--- RECORD EXCERPTS ---
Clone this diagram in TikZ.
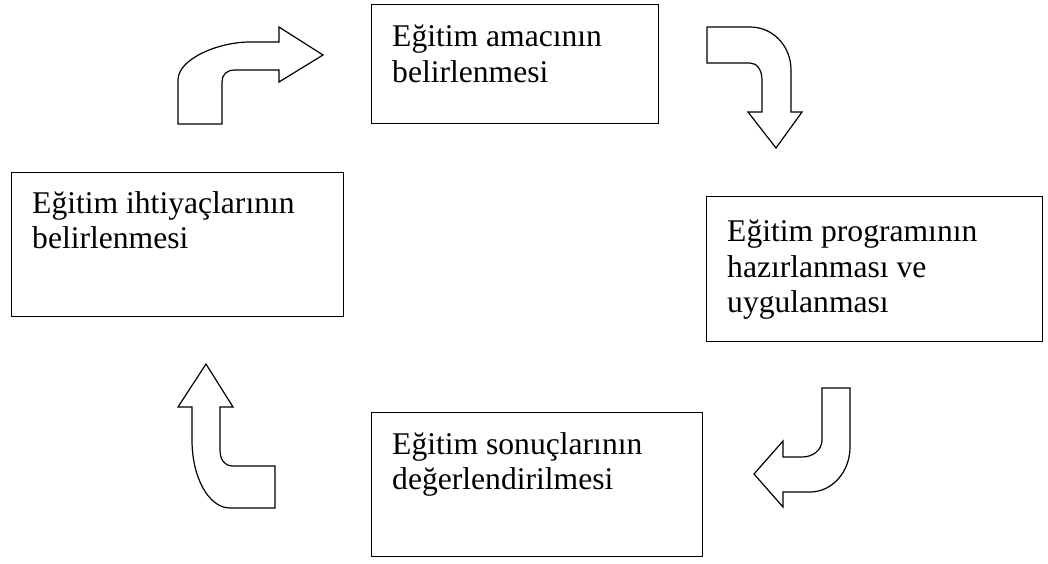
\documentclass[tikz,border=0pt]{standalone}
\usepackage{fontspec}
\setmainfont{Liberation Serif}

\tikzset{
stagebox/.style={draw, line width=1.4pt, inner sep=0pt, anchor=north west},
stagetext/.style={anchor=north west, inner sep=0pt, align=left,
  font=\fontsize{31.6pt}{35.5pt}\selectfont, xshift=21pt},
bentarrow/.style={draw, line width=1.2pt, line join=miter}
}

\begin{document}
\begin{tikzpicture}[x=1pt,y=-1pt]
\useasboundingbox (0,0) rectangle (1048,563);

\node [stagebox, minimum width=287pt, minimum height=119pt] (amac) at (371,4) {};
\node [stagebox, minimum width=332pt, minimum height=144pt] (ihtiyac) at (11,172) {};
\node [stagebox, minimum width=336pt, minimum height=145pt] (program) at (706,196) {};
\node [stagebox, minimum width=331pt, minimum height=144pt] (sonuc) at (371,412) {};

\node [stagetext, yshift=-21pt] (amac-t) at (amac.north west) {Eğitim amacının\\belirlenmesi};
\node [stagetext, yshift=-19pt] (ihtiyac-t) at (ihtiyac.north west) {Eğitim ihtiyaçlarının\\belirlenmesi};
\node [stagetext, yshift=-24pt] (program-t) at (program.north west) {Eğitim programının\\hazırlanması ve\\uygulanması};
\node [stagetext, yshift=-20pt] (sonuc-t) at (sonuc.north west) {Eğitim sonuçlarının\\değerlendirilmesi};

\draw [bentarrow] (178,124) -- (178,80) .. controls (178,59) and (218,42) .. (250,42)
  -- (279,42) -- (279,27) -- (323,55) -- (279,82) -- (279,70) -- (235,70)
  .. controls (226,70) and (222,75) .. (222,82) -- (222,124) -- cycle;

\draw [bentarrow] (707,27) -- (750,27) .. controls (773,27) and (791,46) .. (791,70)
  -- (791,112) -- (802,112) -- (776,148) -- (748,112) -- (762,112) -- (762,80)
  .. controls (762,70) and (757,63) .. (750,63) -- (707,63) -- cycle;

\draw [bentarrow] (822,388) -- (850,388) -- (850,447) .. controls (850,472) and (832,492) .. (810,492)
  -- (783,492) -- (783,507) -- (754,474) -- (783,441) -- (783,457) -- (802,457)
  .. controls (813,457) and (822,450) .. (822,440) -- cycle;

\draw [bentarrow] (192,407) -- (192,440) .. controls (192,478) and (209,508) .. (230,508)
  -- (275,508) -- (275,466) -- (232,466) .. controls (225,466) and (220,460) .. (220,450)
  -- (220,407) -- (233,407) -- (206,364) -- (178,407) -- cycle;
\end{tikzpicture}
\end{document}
---
--- RECORD EXCERPTS ---
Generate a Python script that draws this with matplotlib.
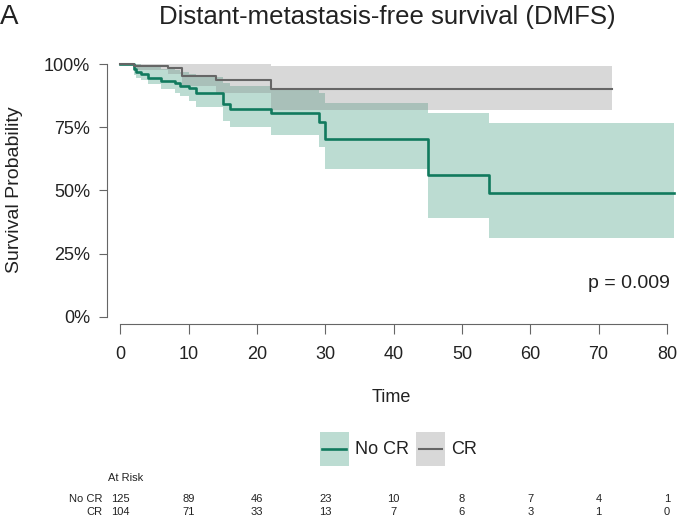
---
REQUEST - Pictures do not belong in the copy. Reproduce exactly the lines from the one with "Clone this diagram in TikZ." to the one with "(222,124) -- cycle;", both lines included.

FINAL ANSWER -
Clone this diagram in TikZ.
\documentclass[tikz,border=0pt]{standalone}
\usepackage{fontspec}
\setmainfont{Liberation Serif}

\tikzset{
stagebox/.style={draw, line width=1.4pt, inner sep=0pt, anchor=north west},
stagetext/.style={anchor=north west, inner sep=0pt, align=left,
  font=\fontsize{31.6pt}{35.5pt}\selectfont, xshift=21pt},
bentarrow/.style={draw, line width=1.2pt, line join=miter}
}

\begin{document}
\begin{tikzpicture}[x=1pt,y=-1pt]
\useasboundingbox (0,0) rectangle (1048,563);

\node [stagebox, minimum width=287pt, minimum height=119pt] (amac) at (371,4) {};
\node [stagebox, minimum width=332pt, minimum height=144pt] (ihtiyac) at (11,172) {};
\node [stagebox, minimum width=336pt, minimum height=145pt] (program) at (706,196) {};
\node [stagebox, minimum width=331pt, minimum height=144pt] (sonuc) at (371,412) {};

\node [stagetext, yshift=-21pt] (amac-t) at (amac.north west) {Eğitim amacının\\belirlenmesi};
\node [stagetext, yshift=-19pt] (ihtiyac-t) at (ihtiyac.north west) {Eğitim ihtiyaçlarının\\belirlenmesi};
\node [stagetext, yshift=-24pt] (program-t) at (program.north west) {Eğitim programının\\hazırlanması ve\\uygulanması};
\node [stagetext, yshift=-20pt] (sonuc-t) at (sonuc.north west) {Eğitim sonuçlarının\\değerlendirilmesi};

\draw [bentarrow] (178,124) -- (178,80) .. controls (178,59) and (218,42) .. (250,42)
  -- (279,42) -- (279,27) -- (323,55) -- (279,82) -- (279,70) -- (235,70)
  .. controls (226,70) and (222,75) .. (222,82) -- (222,124) -- cycle;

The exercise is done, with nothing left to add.